Good point. I meant “completely” for consumer vehicles in the US. That’s what was pumping out all that lead into the air in the US. The other uses were much smaller.


Leaded gas is still not banned today. I have a car which only consumes leaded race gas and while it is surely expensive it is definitely not illegal.


On road use is banned. Also, the cost per gallon of leaded gas is at least $10/gallon now, which is a pretty large incentive enough for people not to use it :)


Many smaller, older aircraft use leaded fuel as well.


Basically most piston engine aircraft use Avgas 100LL (low lead solution). So the majority of the air traffic found at a typical municipal airport. Fortunately this is being phased out by the FAA in favor of unleaded.

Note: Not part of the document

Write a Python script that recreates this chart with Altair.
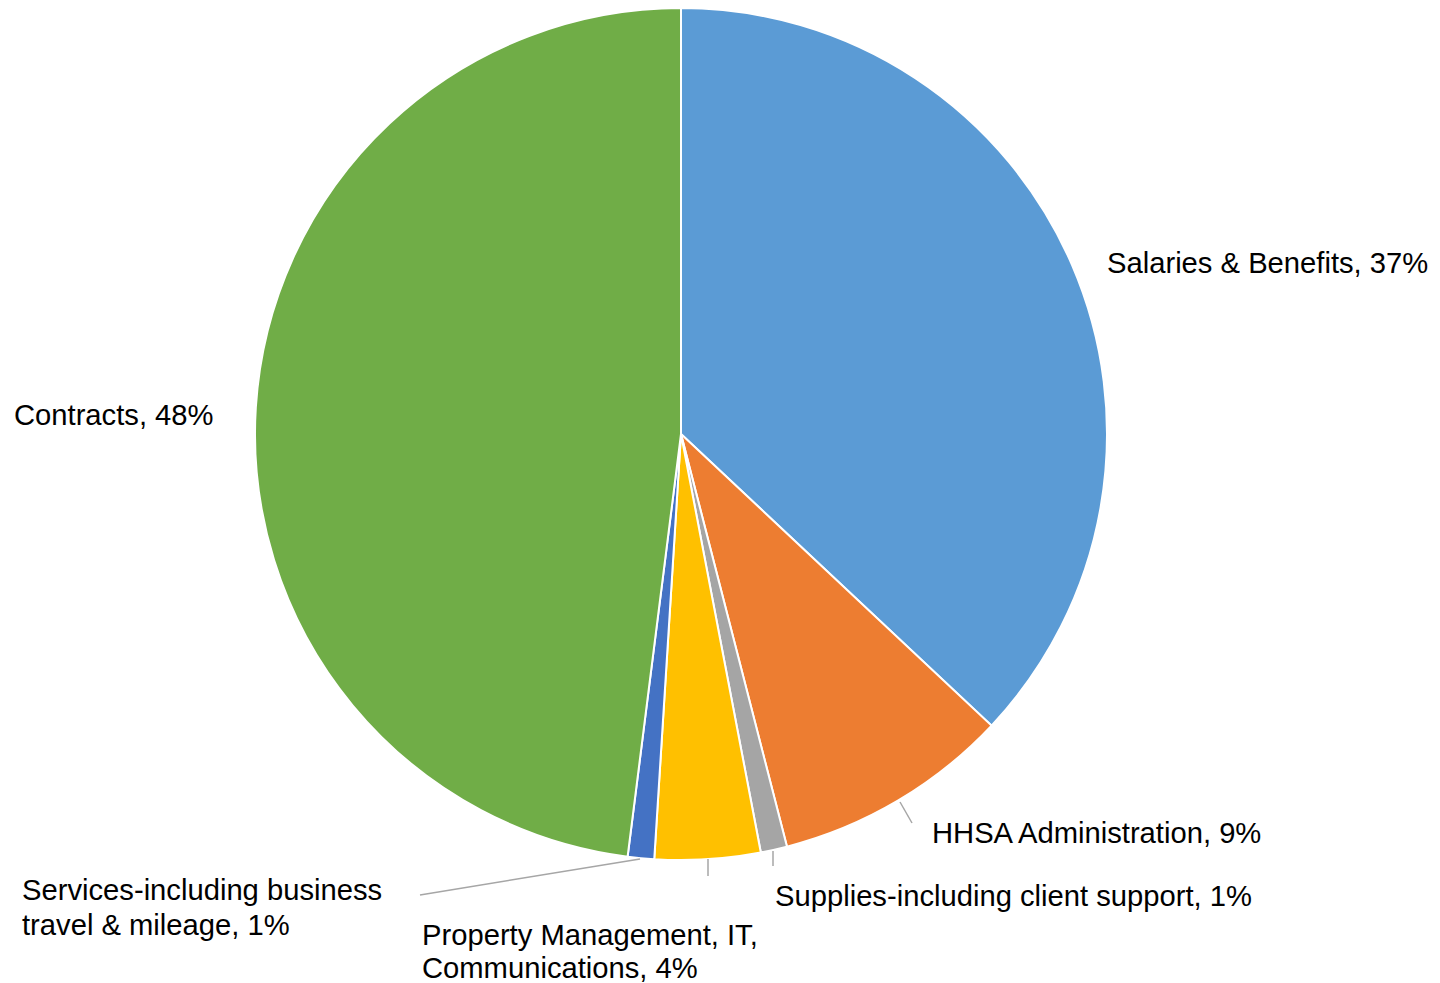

> really hadn’t been used since the early 80s

I had summer jobs at gas stations in the early 90s and maybe 10% of the fuel sold was leaded.


Surely studies could get a good control group of people who grew up in rural Montana, or the Andes. Assume we can find groups with near-zero lifetime exposure to atmospheric (and/or waterborne) lead. What's their background rate of Alzheimer's?


This is correct. Environmental accumulation would be highest in the areas that industrialized first.


>> "Conclusions: The modern 'epidemic level' of advanced dementias was not described among ancient Greco-Roman elderly. The possible emergence of advanced ADRD in the Roman era may be associated with environmental factors of air pollution and increased exposure to lead. Further historical analysis may formulate critical hypotheses about the modernity of high ADRD prevalence."

It's not as if they were doing detailed demographic studies back then, though. There's just certain things that can't be known, and this is one of them.


You don't need demographic studies. These were people's parents, grandparents. Part of their lived life. Enough random diaries are sufficient.


Indeed - it could equally be explained by dementia/Alzheimer’s being a contagious disease, such as a prion or similar protein malformation, which quite a bit of current research seems to suggest, and it simply had not become endemic at that point.


It disappoints me that something which severely impacts the lives of perhaps one third of humans isn't better understood.

If it were a prison disease, surely with ~2 billion data points of those with/without dementia, we would have isolated exactly what molecule causes it and how it gets transmitted from person to person.


Cures are not good business. Treatments are. Treatments of minimal or dubious efficacy even moreso.

Track the incentives.


Do you have any research you can point for that, its quite interesting.


That looks like a negative correlation.

Anyway, the cause seems to be nutritional. People used to consume vastly more copper than we do today. The modern recommended intakes were hastily made up for the need in the WW2, and never seriously revised.


Asia has comparatively fewer cars and break pad dust aka asbestos.


[flagged]


Nullius in verba. You'd be well advised to take a skeptical view of every scientific paper -- especially those promoted by University PR departments.

Besides, "it's air pollution's fault" was a throwaway statement by those UCLA gerontologists. It wasn't the focus of their study; it was simply an unsupported notion of what might explain the supposedly higher rate of Alzheimer's disease in Rome as opposed to Ancient Greece. (I write supposedly because they don't really have enough for a statistically valid conclusion. What they have is: "In the writings that have survived, the Greeks mentioned something like Alzheimer's once. The Romans mentioned it four times. Now what could account for this presumptive discrepancy? We'll assume that it could have been lead or dirtier air.")


Scientific? It's just career manure until it's been replicated


It has been MANY, MANY years since the alignment of academic institutions was solely meritorious, perverse incentives distort truth regardless of infomation source.